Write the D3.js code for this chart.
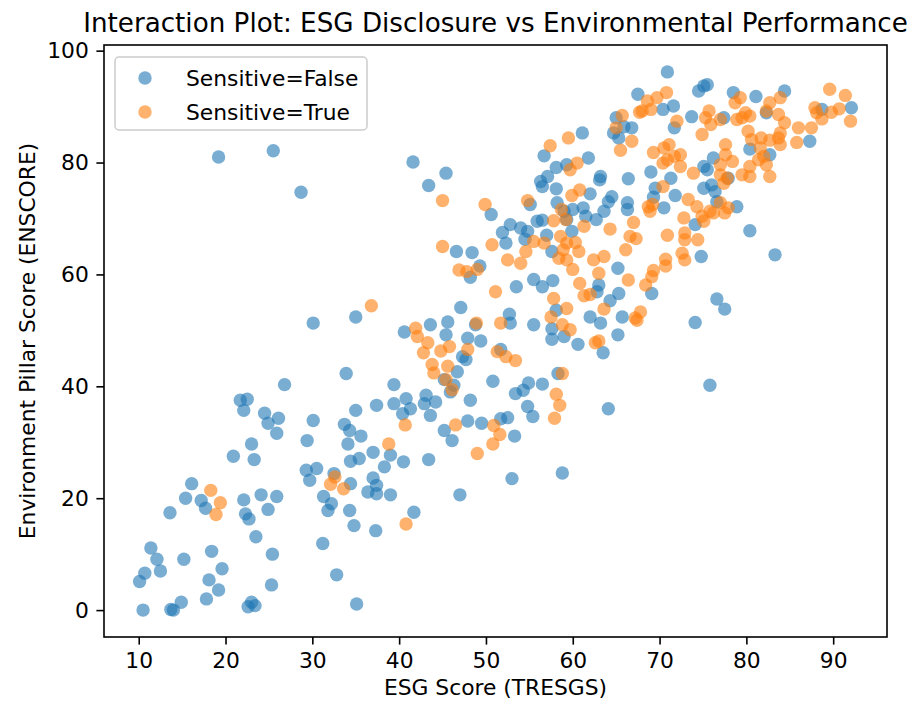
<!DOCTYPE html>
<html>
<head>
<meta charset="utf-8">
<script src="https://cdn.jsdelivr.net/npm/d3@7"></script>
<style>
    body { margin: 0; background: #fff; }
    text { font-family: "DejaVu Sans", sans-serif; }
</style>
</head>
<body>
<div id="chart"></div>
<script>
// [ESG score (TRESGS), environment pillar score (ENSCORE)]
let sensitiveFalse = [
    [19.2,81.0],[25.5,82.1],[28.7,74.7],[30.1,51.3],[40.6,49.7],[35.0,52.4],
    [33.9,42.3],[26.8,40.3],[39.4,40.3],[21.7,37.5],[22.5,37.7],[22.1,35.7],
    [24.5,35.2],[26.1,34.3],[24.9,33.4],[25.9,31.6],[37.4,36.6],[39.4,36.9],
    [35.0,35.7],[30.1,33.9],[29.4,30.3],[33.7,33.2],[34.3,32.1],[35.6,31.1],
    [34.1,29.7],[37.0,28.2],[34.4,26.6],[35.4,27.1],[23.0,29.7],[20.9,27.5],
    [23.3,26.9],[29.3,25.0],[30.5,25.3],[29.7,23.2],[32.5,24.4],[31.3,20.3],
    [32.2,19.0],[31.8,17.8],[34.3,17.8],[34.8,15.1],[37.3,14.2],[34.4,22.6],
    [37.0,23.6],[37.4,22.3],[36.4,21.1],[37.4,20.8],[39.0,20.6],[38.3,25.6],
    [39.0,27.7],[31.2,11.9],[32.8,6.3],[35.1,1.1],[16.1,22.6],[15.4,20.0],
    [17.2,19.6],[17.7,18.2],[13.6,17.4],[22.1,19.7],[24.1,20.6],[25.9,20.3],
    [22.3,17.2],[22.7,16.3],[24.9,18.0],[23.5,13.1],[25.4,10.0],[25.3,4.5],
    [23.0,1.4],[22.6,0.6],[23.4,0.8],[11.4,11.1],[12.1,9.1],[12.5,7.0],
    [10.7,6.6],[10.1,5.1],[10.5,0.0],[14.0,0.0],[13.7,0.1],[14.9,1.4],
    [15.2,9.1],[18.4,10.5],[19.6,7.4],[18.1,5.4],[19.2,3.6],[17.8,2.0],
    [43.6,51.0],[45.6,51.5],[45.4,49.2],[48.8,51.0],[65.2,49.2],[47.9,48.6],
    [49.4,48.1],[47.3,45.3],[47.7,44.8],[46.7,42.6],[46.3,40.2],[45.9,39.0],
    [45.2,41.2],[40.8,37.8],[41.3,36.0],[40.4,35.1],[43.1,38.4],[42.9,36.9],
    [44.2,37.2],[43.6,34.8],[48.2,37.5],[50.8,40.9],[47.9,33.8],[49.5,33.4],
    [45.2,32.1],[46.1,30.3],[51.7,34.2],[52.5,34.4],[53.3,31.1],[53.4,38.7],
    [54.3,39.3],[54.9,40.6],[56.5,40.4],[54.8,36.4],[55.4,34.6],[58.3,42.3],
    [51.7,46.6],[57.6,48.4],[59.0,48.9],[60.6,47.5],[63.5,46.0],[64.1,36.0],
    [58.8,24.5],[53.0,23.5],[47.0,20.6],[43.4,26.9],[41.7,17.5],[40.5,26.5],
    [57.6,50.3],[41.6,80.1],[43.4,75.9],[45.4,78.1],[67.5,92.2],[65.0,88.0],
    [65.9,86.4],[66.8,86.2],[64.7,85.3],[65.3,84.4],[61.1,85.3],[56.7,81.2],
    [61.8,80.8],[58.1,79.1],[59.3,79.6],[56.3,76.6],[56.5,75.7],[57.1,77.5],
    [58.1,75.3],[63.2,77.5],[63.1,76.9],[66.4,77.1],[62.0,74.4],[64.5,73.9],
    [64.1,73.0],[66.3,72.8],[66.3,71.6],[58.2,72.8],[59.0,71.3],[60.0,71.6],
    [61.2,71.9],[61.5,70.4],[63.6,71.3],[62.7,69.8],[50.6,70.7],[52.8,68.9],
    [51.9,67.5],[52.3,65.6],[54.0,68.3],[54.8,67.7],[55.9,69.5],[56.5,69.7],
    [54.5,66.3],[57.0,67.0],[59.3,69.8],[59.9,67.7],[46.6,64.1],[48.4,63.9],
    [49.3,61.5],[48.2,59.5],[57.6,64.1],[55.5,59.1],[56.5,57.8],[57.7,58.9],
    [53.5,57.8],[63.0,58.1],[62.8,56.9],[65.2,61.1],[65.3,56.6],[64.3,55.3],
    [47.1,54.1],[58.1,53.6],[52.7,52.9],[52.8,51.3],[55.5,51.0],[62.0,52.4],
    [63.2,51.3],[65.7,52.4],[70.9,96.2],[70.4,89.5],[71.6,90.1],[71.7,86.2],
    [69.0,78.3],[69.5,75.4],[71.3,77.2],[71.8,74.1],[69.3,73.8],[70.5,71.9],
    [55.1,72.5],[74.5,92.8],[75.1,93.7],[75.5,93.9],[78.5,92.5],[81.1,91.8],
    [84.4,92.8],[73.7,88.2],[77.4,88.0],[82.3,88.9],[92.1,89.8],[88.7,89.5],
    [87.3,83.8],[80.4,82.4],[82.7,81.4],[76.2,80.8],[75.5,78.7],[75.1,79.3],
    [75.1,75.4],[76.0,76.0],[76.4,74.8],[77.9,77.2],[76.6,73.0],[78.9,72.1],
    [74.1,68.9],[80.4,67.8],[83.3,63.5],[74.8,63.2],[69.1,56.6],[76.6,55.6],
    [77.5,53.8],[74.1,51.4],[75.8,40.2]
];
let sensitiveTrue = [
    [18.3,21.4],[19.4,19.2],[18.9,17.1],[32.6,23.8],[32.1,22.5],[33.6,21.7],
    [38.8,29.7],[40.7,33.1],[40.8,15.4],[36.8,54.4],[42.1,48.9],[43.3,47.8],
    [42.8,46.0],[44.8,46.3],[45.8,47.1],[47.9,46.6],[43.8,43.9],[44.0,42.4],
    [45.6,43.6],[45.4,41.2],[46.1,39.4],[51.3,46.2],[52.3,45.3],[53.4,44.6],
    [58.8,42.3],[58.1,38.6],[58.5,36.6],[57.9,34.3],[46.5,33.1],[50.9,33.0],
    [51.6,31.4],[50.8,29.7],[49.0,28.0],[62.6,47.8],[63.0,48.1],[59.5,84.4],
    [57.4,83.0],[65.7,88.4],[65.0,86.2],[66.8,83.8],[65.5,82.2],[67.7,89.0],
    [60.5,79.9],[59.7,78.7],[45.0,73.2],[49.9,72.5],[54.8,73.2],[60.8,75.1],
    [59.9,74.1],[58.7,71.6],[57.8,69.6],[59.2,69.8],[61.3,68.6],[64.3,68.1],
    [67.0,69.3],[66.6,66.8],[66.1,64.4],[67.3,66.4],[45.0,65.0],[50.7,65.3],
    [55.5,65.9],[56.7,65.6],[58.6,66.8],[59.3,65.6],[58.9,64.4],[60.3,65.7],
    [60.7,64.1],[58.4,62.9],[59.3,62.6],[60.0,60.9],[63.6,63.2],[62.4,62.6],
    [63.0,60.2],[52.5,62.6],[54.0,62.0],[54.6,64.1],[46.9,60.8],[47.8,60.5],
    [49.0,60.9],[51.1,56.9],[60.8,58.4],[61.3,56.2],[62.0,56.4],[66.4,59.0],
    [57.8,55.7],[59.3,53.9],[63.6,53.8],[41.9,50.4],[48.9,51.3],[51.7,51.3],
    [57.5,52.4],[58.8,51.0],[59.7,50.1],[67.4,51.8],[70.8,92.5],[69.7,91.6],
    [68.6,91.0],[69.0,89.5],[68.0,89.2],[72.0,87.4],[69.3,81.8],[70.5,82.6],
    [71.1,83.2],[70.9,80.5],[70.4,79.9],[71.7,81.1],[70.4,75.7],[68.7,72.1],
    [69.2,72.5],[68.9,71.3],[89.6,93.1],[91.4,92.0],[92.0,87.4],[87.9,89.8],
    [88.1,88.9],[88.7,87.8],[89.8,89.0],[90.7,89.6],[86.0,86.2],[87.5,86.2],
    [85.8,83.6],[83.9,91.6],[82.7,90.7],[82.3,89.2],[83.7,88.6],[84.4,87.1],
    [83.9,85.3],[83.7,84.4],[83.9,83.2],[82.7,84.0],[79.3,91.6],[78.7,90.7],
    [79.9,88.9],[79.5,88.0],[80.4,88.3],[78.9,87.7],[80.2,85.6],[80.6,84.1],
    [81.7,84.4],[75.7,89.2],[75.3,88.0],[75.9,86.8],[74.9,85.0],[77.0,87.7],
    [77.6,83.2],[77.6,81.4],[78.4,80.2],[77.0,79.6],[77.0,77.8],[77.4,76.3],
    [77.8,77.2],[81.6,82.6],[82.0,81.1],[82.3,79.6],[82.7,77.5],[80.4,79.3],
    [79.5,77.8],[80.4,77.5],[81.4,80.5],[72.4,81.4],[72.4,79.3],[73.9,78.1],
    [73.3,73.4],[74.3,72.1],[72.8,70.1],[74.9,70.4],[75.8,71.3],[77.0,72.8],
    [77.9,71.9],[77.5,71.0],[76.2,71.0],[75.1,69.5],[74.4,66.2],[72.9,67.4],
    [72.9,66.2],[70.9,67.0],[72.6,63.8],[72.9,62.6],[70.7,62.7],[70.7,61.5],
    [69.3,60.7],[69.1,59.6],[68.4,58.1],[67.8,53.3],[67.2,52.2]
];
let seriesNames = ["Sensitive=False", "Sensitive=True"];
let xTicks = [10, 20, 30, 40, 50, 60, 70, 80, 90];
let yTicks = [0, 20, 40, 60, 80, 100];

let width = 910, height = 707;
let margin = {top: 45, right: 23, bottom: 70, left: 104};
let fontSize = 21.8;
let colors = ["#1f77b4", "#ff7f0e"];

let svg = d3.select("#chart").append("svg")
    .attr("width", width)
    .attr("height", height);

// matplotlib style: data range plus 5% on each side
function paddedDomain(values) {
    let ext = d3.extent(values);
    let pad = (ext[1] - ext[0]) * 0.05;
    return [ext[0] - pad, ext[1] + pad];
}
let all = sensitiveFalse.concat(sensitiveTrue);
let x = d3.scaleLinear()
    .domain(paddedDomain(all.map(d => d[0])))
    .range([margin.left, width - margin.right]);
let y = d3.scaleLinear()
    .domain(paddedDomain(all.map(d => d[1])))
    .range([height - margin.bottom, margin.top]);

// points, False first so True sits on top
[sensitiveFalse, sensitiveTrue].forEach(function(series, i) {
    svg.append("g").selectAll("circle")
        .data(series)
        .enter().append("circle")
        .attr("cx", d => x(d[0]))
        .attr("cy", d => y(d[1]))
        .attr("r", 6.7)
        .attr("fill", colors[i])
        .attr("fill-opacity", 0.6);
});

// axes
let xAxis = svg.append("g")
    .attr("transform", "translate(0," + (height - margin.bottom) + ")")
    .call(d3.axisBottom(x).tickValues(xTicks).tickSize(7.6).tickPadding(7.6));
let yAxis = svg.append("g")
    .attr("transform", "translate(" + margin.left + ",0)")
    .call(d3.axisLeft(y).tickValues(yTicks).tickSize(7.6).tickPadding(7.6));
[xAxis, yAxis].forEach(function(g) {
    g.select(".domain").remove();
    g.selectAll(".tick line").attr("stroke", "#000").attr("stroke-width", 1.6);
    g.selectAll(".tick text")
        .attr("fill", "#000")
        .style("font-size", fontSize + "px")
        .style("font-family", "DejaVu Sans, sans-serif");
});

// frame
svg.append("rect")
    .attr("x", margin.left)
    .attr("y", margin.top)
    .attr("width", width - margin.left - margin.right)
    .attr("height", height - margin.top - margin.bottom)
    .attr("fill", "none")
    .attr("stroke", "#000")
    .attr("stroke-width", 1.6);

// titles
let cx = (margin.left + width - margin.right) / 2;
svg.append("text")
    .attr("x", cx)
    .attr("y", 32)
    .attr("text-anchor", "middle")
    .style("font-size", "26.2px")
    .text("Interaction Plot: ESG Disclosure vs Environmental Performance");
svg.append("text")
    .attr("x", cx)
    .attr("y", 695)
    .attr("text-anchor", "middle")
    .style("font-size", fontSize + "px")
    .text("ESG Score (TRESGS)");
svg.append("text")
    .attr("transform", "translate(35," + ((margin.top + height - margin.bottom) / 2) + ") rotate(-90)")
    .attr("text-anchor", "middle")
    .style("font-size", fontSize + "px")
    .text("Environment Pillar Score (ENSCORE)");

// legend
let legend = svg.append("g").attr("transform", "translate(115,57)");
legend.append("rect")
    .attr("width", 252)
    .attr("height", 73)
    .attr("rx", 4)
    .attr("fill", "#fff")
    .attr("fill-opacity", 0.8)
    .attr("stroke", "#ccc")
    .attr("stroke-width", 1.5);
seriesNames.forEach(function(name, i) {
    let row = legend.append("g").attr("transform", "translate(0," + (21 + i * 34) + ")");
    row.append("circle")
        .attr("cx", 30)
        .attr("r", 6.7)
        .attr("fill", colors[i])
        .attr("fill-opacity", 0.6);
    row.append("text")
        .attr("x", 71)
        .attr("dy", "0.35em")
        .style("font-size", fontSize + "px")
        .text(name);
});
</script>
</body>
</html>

········

**Given request**
Look through the lines above and collect those with the word "chart".

**Expected answer**
Write the D3.js code for this chart.
<div id="chart"></div>
let svg = d3.select("#chart").append("svg")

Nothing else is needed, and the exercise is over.